Verses 20-23. Here, Paul elaborates on the power of God, focusing on God’s power displayed in God’s raising and exaltation of Jesus Christ.

As a conclusion to the prayer, this section builds on the previous verses that point to what God has done, and it draws focus to the wondrous glory of God that has been “energized” in Christ. At first sight, this passage seems very triumphalist. Paul specifies God’s exaltation of Christ above all things, placing all things under the feet of Christ, and appointing Christ as the head of the church, which is his body.

What makes the difference is not what Paul explicitly says here, but what he assumes. In verses 19-20 Paul writes that the power and strength which God “energizes” is the power that God worked first when God raised Christ from the dead. What gives this statement its bite is the subtle presumption that Christ’s exaltation and Lordship proceed from and are established upon his suffering and death.

That word “energize” is typically translated as “work” or “work out.” The Greek word commonly was used to refer to the influencing power of god in the Stoic system, the power of god that permeates and works itself out in the details of life. By stating that God’s energizing power is the very power that raised Christ from the dead, Paul proclaims that God’s triumph and the thing which energizes the people’s new existence is born out of Christ’s suffering and death. In raising Christ, God did not communicate that the suffering and death of Jesus was a bad mistake made by the world that killed him, and so God “showed the world” by undoing it.
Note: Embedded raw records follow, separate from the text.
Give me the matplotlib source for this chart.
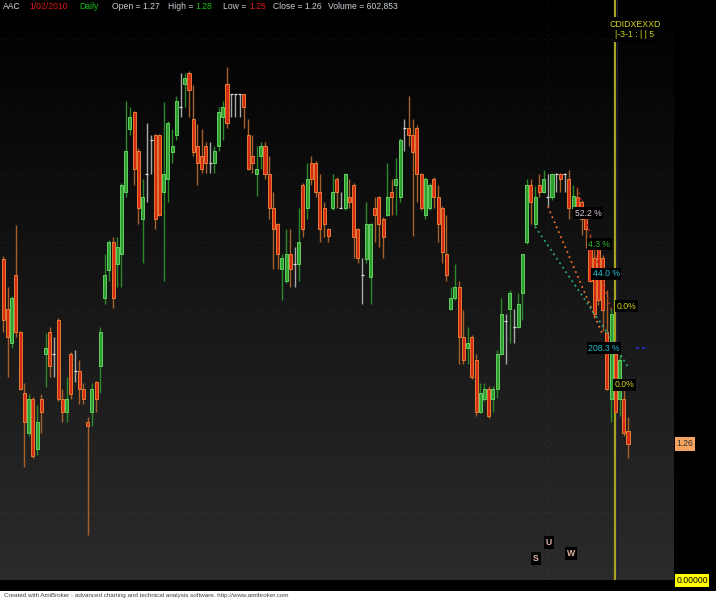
import numpy as np
import matplotlib.pyplot as plt
from matplotlib.colors import LinearSegmentedColormap

plt.rcParams['font.family'] = ['Liberation Sans', 'DejaVu Sans']

# daily bars, AAC
opens = [1.397, 1.360, 1.335, 1.385, 1.343, 1.298, 1.268, 1.293, 1.256, 1.293,
         1.327, 1.343, 1.327, 1.352, 1.293, 1.284, 1.327, 1.314, 1.314, 1.301,
         1.276, 1.284, 1.306, 1.318, 1.368, 1.389, 1.410, 1.393, 1.401, 1.447,
         1.493, 1.506, 1.477, 1.427, 1.460, 1.485, 1.489, 1.489, 1.447, 1.456,
         1.476, 1.489, 1.510, 1.527, 1.535, 1.501, 1.481, 1.473, 1.481, 1.468,
         1.468, 1.481, 1.502, 1.527, 1.519, 1.519, 1.519, 1.519, 1.489, 1.473,
         1.460, 1.473, 1.481, 1.460, 1.435, 1.423, 1.390, 1.381, 1.401, 1.393,
         1.393, 1.452, 1.435, 1.468, 1.468, 1.447, 1.435, 1.419, 1.435, 1.456,
         1.435, 1.435, 1.443, 1.452, 1.419, 1.385, 1.397, 1.384, 1.435, 1.443,
         1.427, 1.430, 1.447, 1.452, 1.443, 1.494, 1.494, 1.489, 1.494, 1.460,
         1.430, 1.435, 1.456, 1.443, 1.435, 1.401, 1.360, 1.368, 1.376, 1.339,
         1.331, 1.339, 1.322, 1.284, 1.293, 1.301, 1.293, 1.301, 1.327, 1.351,
         1.360, 1.347, 1.347, 1.372, 1.410, 1.452, 1.423, 1.452, 1.447, 1.443,
         1.443, 1.460, 1.460, 1.460, 1.456, 1.435, 1.443, 1.439, 1.427, 1.405,
         1.398, 1.405, 1.398, 1.343, 1.293, 1.327, 1.293, 1.293, 1.270]
highs = [1.399, 1.376, 1.370, 1.422, 1.344, 1.305, 1.297, 1.295, 1.289, 1.297,
         1.342, 1.347, 1.339, 1.353, 1.301, 1.310, 1.328, 1.330, 1.322, 1.305,
         1.280, 1.305, 1.307, 1.347, 1.401, 1.411, 1.413, 1.413, 1.453, 1.514,
         1.510, 1.507, 1.479, 1.456, 1.498, 1.489, 1.490, 1.490, 1.513, 1.499,
         1.493, 1.518, 1.535, 1.535, 1.536, 1.526, 1.497, 1.493, 1.484, 1.484,
         1.481, 1.510, 1.514, 1.539, 1.519, 1.519, 1.519, 1.519, 1.501, 1.489,
         1.481, 1.484, 1.484, 1.473, 1.447, 1.424, 1.401, 1.419, 1.419, 1.406,
         1.435, 1.453, 1.468, 1.473, 1.470, 1.460, 1.439, 1.420, 1.460, 1.458,
         1.447, 1.461, 1.456, 1.453, 1.420, 1.398, 1.439, 1.424, 1.443, 1.444,
         1.428, 1.468, 1.456, 1.472, 1.487, 1.501, 1.518, 1.501, 1.496, 1.461,
         1.458, 1.453, 1.458, 1.452, 1.436, 1.430, 1.376, 1.393, 1.381, 1.359,
         1.347, 1.341, 1.327, 1.305, 1.305, 1.303, 1.303, 1.330, 1.368, 1.356,
         1.374, 1.360, 1.372, 1.401, 1.456, 1.456, 1.451, 1.460, 1.463, 1.460,
         1.461, 1.461, 1.461, 1.461, 1.463, 1.452, 1.450, 1.441, 1.430, 1.415,
         1.404, 1.407, 1.400, 1.374, 1.361, 1.337, 1.326, 1.300, 1.280]
lows = [1.343, 1.310, 1.331, 1.339, 1.300, 1.243, 1.266, 1.250, 1.252, 1.268,
        1.302, 1.310, 1.310, 1.292, 1.276, 1.276, 1.293, 1.306, 1.290, 1.290,
        1.193, 1.273, 1.284, 1.298, 1.364, 1.381, 1.361, 1.376, 1.376, 1.443,
        1.489, 1.452, 1.423, 1.394, 1.439, 1.460, 1.419, 1.429, 1.381, 1.439,
        1.468, 1.485, 1.502, 1.510, 1.502, 1.473, 1.452, 1.461, 1.461, 1.461,
        1.461, 1.477, 1.485, 1.494, 1.502, 1.502, 1.502, 1.494, 1.463, 1.461,
        1.444, 1.464, 1.456, 1.427, 1.390, 1.390, 1.367, 1.379, 1.376, 1.376,
        1.381, 1.413, 1.427, 1.452, 1.443, 1.410, 1.413, 1.410, 1.433, 1.435,
        1.435, 1.433, 1.435, 1.398, 1.394, 1.364, 1.394, 1.364, 1.410, 1.406,
        1.398, 1.429, 1.430, 1.430, 1.439, 1.477, 1.481, 1.414, 1.439, 1.433,
        1.427, 1.433, 1.435, 1.410, 1.394, 1.381, 1.359, 1.367, 1.319, 1.319,
        1.319, 1.308, 1.281, 1.283, 1.292, 1.279, 1.284, 1.294, 1.326, 1.319,
        1.335, 1.335, 1.346, 1.352, 1.408, 1.423, 1.421, 1.443, 1.446, 1.436,
        1.441, 1.447, 1.447, 1.447, 1.427, 1.433, 1.433, 1.415, 1.405, 1.380,
        1.353, 1.363, 1.344, 1.300, 1.276, 1.283, 1.281, 1.266, 1.250]
closes = [1.352, 1.339, 1.368, 1.343, 1.301, 1.276, 1.293, 1.251, 1.276, 1.284,
          1.331, 1.318, 1.327, 1.293, 1.284, 1.293, 1.297, 1.314, 1.301, 1.293,
          1.273, 1.301, 1.293, 1.343, 1.385, 1.410, 1.368, 1.406, 1.452, 1.477,
          1.502, 1.464, 1.435, 1.443, 1.460, 1.485, 1.427, 1.430, 1.460, 1.498,
          1.481, 1.514, 1.510, 1.531, 1.522, 1.476, 1.468, 1.464, 1.468, 1.468,
          1.477, 1.506, 1.510, 1.498, 1.519, 1.519, 1.519, 1.510, 1.464, 1.468,
          1.464, 1.481, 1.460, 1.435, 1.419, 1.401, 1.398, 1.401, 1.390, 1.393,
          1.410, 1.419, 1.456, 1.456, 1.447, 1.419, 1.423, 1.414, 1.447, 1.447,
          1.435, 1.460, 1.439, 1.413, 1.398, 1.385, 1.423, 1.423, 1.430, 1.423,
          1.413, 1.443, 1.443, 1.456, 1.485, 1.494, 1.489, 1.476, 1.460, 1.435,
          1.456, 1.452, 1.443, 1.423, 1.402, 1.385, 1.368, 1.376, 1.339, 1.322,
          1.335, 1.310, 1.284, 1.298, 1.301, 1.281, 1.301, 1.327, 1.356, 1.351,
          1.372, 1.347, 1.364, 1.401, 1.452, 1.439, 1.443, 1.447, 1.456, 1.443,
          1.460, 1.460, 1.456, 1.460, 1.435, 1.444, 1.435, 1.427, 1.419, 1.381,
          1.356, 1.367, 1.359, 1.301, 1.356, 1.284, 1.322, 1.268, 1.260]

sel_bar = 145          # selected date line
sep_bar = 129          # period separator
grid_prices = [1.21, 1.26, 1.31, 1.36, 1.41, 1.46, 1.51, 1.56]

# harmonic pattern legs (bar, price)
legs = [([129, 142], [1.436, 1.341], '#e8702a'),
        ([126, 143], [1.421, 1.343], '#2aa87a'),
        ([136, 144], [1.450, 1.359], '#b02020'),
        ([143, 148], [1.343, 1.317], '#2aa87a')]
pct_text = ['52.2 %', '4.3 %', '44.0 %', '0.0%', '208.3 %', '0.0%']
pct_bar = [138.6, 141.2, 142.8, 147.6, 142.3, 147.1]
pct_price = [1.431, 1.408, 1.386, 1.362, 1.331, 1.304]
pct_color = ['#dcc8dc', '#33c033', '#22c8e0', '#d4d41e', '#22c0d8', '#d4d41e']
sig_text = ['S', 'U', 'W']
sig_bar = [126.2, 129.2, 134.5]
sig_price = [1.175, 1.187, 1.179]

W, H = 716, 600
fig = plt.figure(figsize=(W / 100, H / 100), dpi=100, facecolor='black')
ax = fig.add_axes([0, 20 / H, 674 / W, 580 / H])

bg = LinearSegmentedColormap.from_list('bg', ['#000000', '#2b2b2b'])
ax.imshow(np.linspace(0, 1, 256).reshape(-1, 1), cmap=bg, aspect='auto',
          extent=[0, 1, 0, 1], transform=ax.transAxes, zorder=0)
ax.set_xlim(-0.78, 158.9)
ax.set_ylim(1.1593, 1.5889)
ax.set_axis_off()

for p in grid_prices:
    ax.axhline(p, color='white', alpha=0.09, lw=0.8, ls=(0, (1, 4)), zorder=1)
ax.axvline(sep_bar, color='white', alpha=0.09, lw=0.8, ls=(0, (1, 4)), zorder=1)
ax.axvline(sel_bar - 0.15, color='#a4a41e', lw=1.6, zorder=1.5)
ax.axvline(sel_bar + 0.45, color='#1c1c44', lw=0.8, zorder=1.5)

o = np.array(opens)
h = np.array(highs)
l = np.array(lows)
c = np.array(closes)
x = np.arange(len(o))
up = c > o
dn = c < o
eq = c == o

wick = np.where(up, '#2a8a2a', np.where(dn, '#a8602a', '#a8a8a8'))
ax.vlines(x, l, h, colors=wick, lw=1.0, zorder=2)
ax.bar(x[up], (c - o)[up], bottom=o[up], width=0.72, color='#2f9e2f',
       edgecolor='#6ee06e', lw=0.6, zorder=3)
ax.bar(x[dn], (o - c)[dn], bottom=c[dn], width=0.72, color='#d42a12',
       edgecolor='#f48a3a', lw=0.6, zorder=3)
ax.hlines(o[eq], x[eq] - 0.35, x[eq] + 0.35, colors='#dddddd', lw=0.9, zorder=3)

for lx, ly, col in legs:
    ax.plot(lx, ly, color=col, lw=1.3, ls=(0, (1, 2)), zorder=4)
ax.plot([149.9, 152.8], [1.331, 1.331], color='#2a2ad0', lw=1.2, ls=(0, (2, 1.5)), zorder=4)

for t, b, p, col in zip(pct_text, pct_bar, pct_price, pct_color):
    ax.text(b, p, t, color=col, fontsize=6.2, ha='center', va='center', zorder=5,
            bbox=dict(facecolor='black', edgecolor='none', pad=1.2))
for t, b, p in zip(sig_text, sig_bar, sig_price):
    ax.text(b, p, t, color='#e8b8a8', fontsize=6.2, fontweight='bold', ha='center',
            va='center', zorder=5, bbox=dict(facecolor='black', edgecolor='none', pad=1.5))


def ftext(px, py, s, **kw):
    fig.text(px / W, 1 - py / H, s, va='center', **kw)


# title line
hdr = [(3, 'AAC', '#d0d8e0'), (29, '1/02/2010', '#e01818'), (79, 'Daily', '#18c018'),
       (112, 'Open = 1.27', '#c8d0d8'), (168, 'High =', '#c8d0d8'), (195, '1.28', '#18c018'),
       (223, 'Low =', '#c8d0d8'), (249, '1.25', '#e01818'), (273, 'Close = 1.26', '#c8d0d8'),
       (328, 'Volume = 602,853', '#c8d0d8')]
for px, s, col in hdr:
    ftext(px, 6.5, s, color=col, fontsize=6.2)

ftext(635, 24.5, 'CDIDXEXXD', color='#d4d41e', fontsize=6.3, ha='center',
      bbox=dict(facecolor='black', edgecolor='none', pad=2))
ftext(635, 34.5, '|-3-1 : | | 5', color='#d4d41e', fontsize=6.3, ha='center',
      bbox=dict(facecolor='black', edgecolor='none', pad=2))

# value labels on the right
ftext(685, 444, '1.26', color='#303030', fontsize=6.2, ha='center',
      bbox=dict(facecolor='#f4a460', edgecolor='none', pad=1.5))
ftext(692, 580.5, '0.00000', color='black', fontsize=6.2, ha='center',
      bbox=dict(facecolor='#ffff00', edgecolor='none', pad=1.2))

fig.patches.append(plt.Rectangle((0, 0), 1, 9 / H, transform=fig.transFigure,
                                 facecolor='white', edgecolor='none'))
ftext(4, 595.5, 'Created with AmiBroker - advanced charting and technical analysis '
      'software. http://www.amibroker.com', color='#404040', fontsize=4.5)

fig.savefig('out.png', dpi=100, facecolor='black')
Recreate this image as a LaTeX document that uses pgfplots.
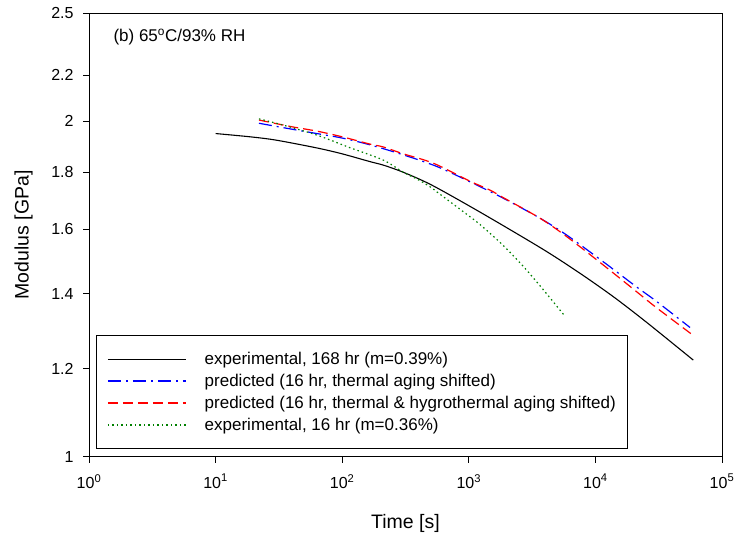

Rather, Paul proclaims that God validated the suffering and death of Jesus as the defining act for God and for very existence, down to the details of life of those “in Christ.”

This is not a sly exchange where the system of power that crucified Christ goes unchanged and continues to operate under the presumption that it is different just because the name Jesus Christ is identified with it. Because God vindicated the suffering Christ, the suffering and death are established as the economy of life under his rule. The underlying logic is the one Paul expresses in Philippians 2:5-11. The powers and dominions in our Ephesians passage are subjects paradoxically because Christ became a slave. This is, as Paul wrote in 1 Corinthians 1:18-25, God’s power in weakness, foolishness from the world’s perspective, yet God’s wisdom. This is “enlightenment”: transformation through slavery, suffering, and death.

If Christ is the head, as a suffering and dying head, he is the head also of a suffering body that has died to the world’s systems. Christ’s system is not power but service, indeed, slavery in love. Paul’s prayer here in Ephesians does not proclaim victory and triumph as it had always been understood. Rather, by reminding his audience of God’s victory and triumph that comes through raising the crucified Christ, Paul reminds them of the establishment of a new order: God’s new order under the Lordship of the one who became a slave to death.

The old powers, rulers, and dominions defined by power no longer call the shots for those who are in Christ. As Paul goes on to say in chapter 2, sin and the life marked by transgression of God’s good purposes no longer have dominion. This means, as Paul will write about in most of Ephesians, that those systems of existence that kept Jew and Gentile in antagonism no longer determine life. Paul’s prayer reminds the audience of the wisdom, power, and glory of God that give birth to their new existence, an existence rooted in the one whose suffering and death reconciled the world. It is a prayer that their lives of faith active in love would be established upon and molded by this wisdom and subversive power of God. This is Paul’s prayer. Is it ours?